SOURCE MATERIAL
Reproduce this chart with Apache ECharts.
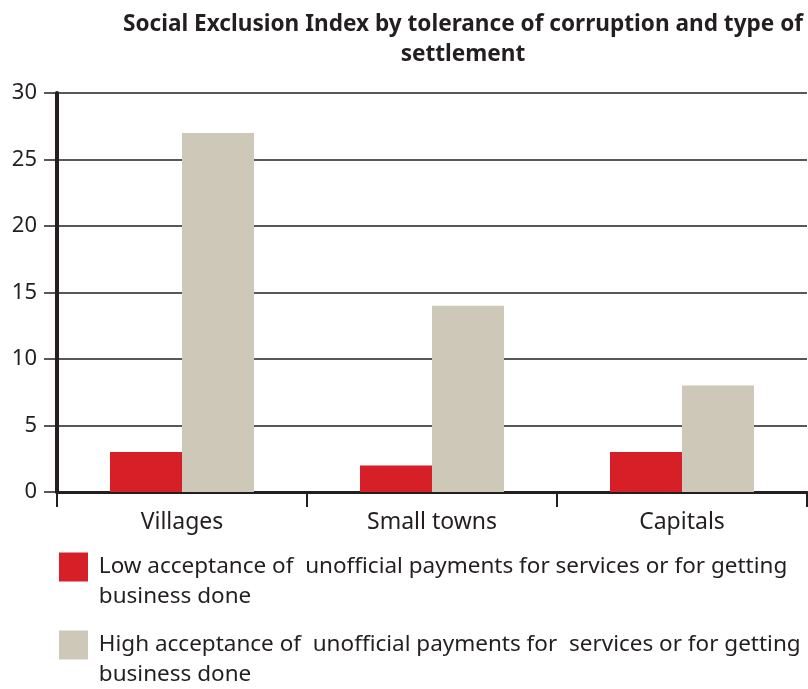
<!DOCTYPE html>
<html>
<head>
<meta charset="utf-8">
<script src="https://cdn.jsdelivr.net/npm/echarts@6/dist/echarts.min.js"></script>
<style>
  html, body { margin: 0; padding: 0; background: #fff; }
  #chart { width: 808px; height: 689px; }
</style>
</head>
<body>
<div id="chart"></div>
<script>
/* ---- data ---- */
const categories = ["Villages", "Small towns", "Capitals"];
const lowAcceptance = [3, 2, 3];
const highAcceptance = [27, 14, 8];
const seriesNames = [
  "Low acceptance of  unofficial payments for services or for getting",
  "High acceptance of  unofficial payments for  services or for getting",
];

const INK = "#231f20";
const FONT = "'Noto Sans', sans-serif";

const chart = echarts.init(document.getElementById("chart"), null, { renderer: "canvas" });

// legend entry: leading blank line so the swatch sits on the first text line
function legendBlock(name, top) {
  return {
    data: [name],
    orient: "vertical",
    left: 59,
    top,
    padding: 0,
    itemWidth: 29,
    itemHeight: 29,
    icon: "rect",
    selectedMode: false,
    formatter: (n) => "\n " + n + "\n business done",
    textStyle: { fontFamily: FONT, fontSize: 22.5, color: INK, lineHeight: 30 },
  };
}

chart.setOption({
  animation: false,
  title: {
    text: "Social Exclusion Index by tolerance of corruption and type of\nsettlement",
    left: 458,
    top: 5,
    textAlign: "center",
    textStyle: { fontFamily: FONT, fontSize: 22.6, fontWeight: "bold", color: INK, lineHeight: 30 },
  },
  grid: { left: 57, right: 1, top: 93, bottom: 197 },
  legend: [legendBlock(seriesNames[0], 522), legendBlock(seriesNames[1], 600)],
  xAxis: {
    type: "category",
    data: categories,
    axisLine: { lineStyle: { color: INK, width: 3 } },
    axisTick: { show: true, length: 15, lineStyle: { color: INK, width: 2 } },
    axisLabel: { fontFamily: FONT, fontSize: 23, color: INK, margin: 19 },
  },
  yAxis: {
    type: "value",
    min: 0,
    max: 30,
    interval: 5,
    axisLine: { show: true, lineStyle: { color: INK, width: 4 } },
    axisTick: { show: true, length: 13, lineStyle: { color: INK, width: 1.5 } },
    axisLabel: { fontFamily: FONT, fontSize: 22, color: INK, margin: 20 },
    splitLine: { lineStyle: { color: INK, width: 1.5 } },
  },
  series: [
    {
      name: seriesNames[0],
      type: "bar",
      data: lowAcceptance,
      barWidth: 72,
      barGap: "0%",
      itemStyle: { color: "#d71f28" },
    },
    {
      name: seriesNames[1],
      type: "bar",
      data: highAcceptance,
      barWidth: 72,
      barGap: "0%",
      itemStyle: { color: "#cec8b9" },
    },
  ],
});
</script>
</body>
</html>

YOUR INSTRUCTIONS
Copy the material shown above in full and exactly. Skip the pictures.

RESULT OF THIS EXERCISE
Reproduce this chart with Apache ECharts.
<!DOCTYPE html>
<html>
<head>
<meta charset="utf-8">
<script src="https://cdn.jsdelivr.net/npm/echarts@6/dist/echarts.min.js"></script>
<style>
  html, body { margin: 0; padding: 0; background: #fff; }
  #chart { width: 808px; height: 689px; }
</style>
</head>
<body>
<div id="chart"></div>
<script>
/* ---- data ---- */
const categories = ["Villages", "Small towns", "Capitals"];
const lowAcceptance = [3, 2, 3];
const highAcceptance = [27, 14, 8];
const seriesNames = [
  "Low acceptance of  unofficial payments for services or for getting",
  "High acceptance of  unofficial payments for  services or for getting",
];

const INK = "#231f20";
const FONT = "'Noto Sans', sans-serif";

const chart = echarts.init(document.getElementById("chart"), null, { renderer: "canvas" });

// legend entry: leading blank line so the swatch sits on the first text line
function legendBlock(name, top) {
  return {
    data: [name],
    orient: "vertical",
    left: 59,
    top,
    padding: 0,
    itemWidth: 29,
    itemHeight: 29,
    icon: "rect",
    selectedMode: false,
    formatter: (n) => "\n " + n + "\n business done",
    textStyle: { fontFamily: FONT, fontSize: 22.5, color: INK, lineHeight: 30 },
  };
}

chart.setOption({
  animation: false,
  title: {
    text: "Social Exclusion Index by tolerance of corruption and type of\nsettlement",
    left: 458,
    top: 5,
    textAlign: "center",
    textStyle: { fontFamily: FONT, fontSize: 22.6, fontWeight: "bold", color: INK, lineHeight: 30 },
  },
  grid: { left: 57, right: 1, top: 93, bottom: 197 },
  legend: [legendBlock(seriesNames[0], 522), legendBlock(seriesNames[1], 600)],
  xAxis: {
    type: "category",
    data: categories,
    axisLine: { lineStyle: { color: INK, width: 3 } },
    axisTick: { show: true, length: 15, lineStyle: { color: INK, width: 2 } },
    axisLabel: { fontFamily: FONT, fontSize: 23, color: INK, margin: 19 },
  },
  yAxis: {
    type: "value",
    min: 0,
    max: 30,
    interval: 5,
    axisLine: { show: true, lineStyle: { color: INK, width: 4 } },
    axisTick: { show: true, length: 13, lineStyle: { color: INK, width: 1.5 } },
    axisLabel: { fontFamily: FONT, fontSize: 22, color: INK, margin: 20 },
    splitLine: { lineStyle: { color: INK, width: 1.5 } },
  },
  series: [
    {
      name: seriesNames[0],
      type: "bar",
      data: lowAcceptance,
      barWidth: 72,
      barGap: "0%",
      itemStyle: { color: "#d71f28" },
    },
    {
      name: seriesNames[1],
      type: "bar",
      data: highAcceptance,
      barWidth: 72,
      barGap: "0%",
      itemStyle: { color: "#cec8b9" },
    },
  ],
});
</script>
</body>
</html>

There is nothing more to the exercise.